I think Jack relies on in that X amount of times he's maybe had a little luck, or whatever-pushed something a little bit harder than the next person. That's also why he's called Lucky Jack. If you get on board with Lucky Jack, you're going to make some money and that's what it all comes down to. These guys share in the prizes captured by the Captain. So, you may come back from 12 months at sea and you've done some hairy things, but you've got twenty or thirty times your annual salary sitting in the bank waiting for you to now spend when you get back. That's the benefit of being at sea with Jack Aubrey. 

JR: In the place where you are in your career, did you feel like you were the Captain of the cast as well? We understand you organized a rugby competition and recruited cast members to play. 

RC: Well, I feel there's a responsibility and it's very easy for me to do something like that as opposed to Peter doing it. But, you have to be working with somebody of the nature and esthetic of Peter to even get the opportunity to do it in the first place. Playing the rugby matches was about new skills, team work, a certain level of physical commitment that would be required on the final battle sequence. 

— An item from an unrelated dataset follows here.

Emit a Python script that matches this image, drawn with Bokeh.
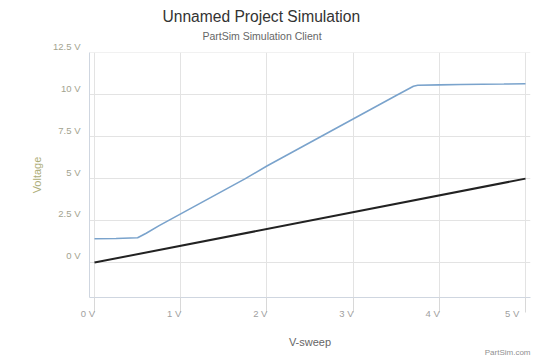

We played a nine or ten week season and we went through our competition and all that sort of stuff, and there was a champion team at the end of it. I think it was Western Samoa or something, because we had different colored jerseys. It was either Western Samoa or Fiji that won. The best thing about it was when the French arrived. There was a couple of hundred very athletic stunt guys, either from France or playing the roles of Frenchmen, and they challenged us to a rugby match. And you're talking about men of uniform size and everything. You're looking at the surprise guys that go from the age of seven up to all manners of shape. So here it was, athleticism versus teams, and we creamed them, absolutely took them apart, didn't even give them a look. I don't think they even got into our half of the field. 

JR: With holidays right around the corner, do you have a favorite Christmas memory? 

RC: I tried to shave my GI Joe. For some reason my mommy got me the red-headed one. I didn't want a red-headed GI Joe, cause in the cartoons and the comic books and stuff he's always got dark hair. I tried to shave his head and I got really bored with it after awhile, so he ended up just having a bald patch for years and years. I wonder where he is now, probably running around doing some covert operation. 

JR: At what point in the process do you know you have a winning picture on your hands? 

RC: I wouldn't be there at the beginning of the process if I hadn't already made that decision or thought that what we were doing was special. It's always completely unpredictable. But if you put in X amount of effort, then you have certain things in place going in like the expertise of a filmmaker like Peter Weir and the sensibilities of a filmmaker like Peter Weir . I don't know if anyone's going to go and see this movie, I'll tell you that straight up and down. It's far too real. It's unrelenting and unforgiving. In a lot of aspects there's nothing in this movie that's about the audience. It's all about the journey and the adventure. So, let's see if people want to see that type of film.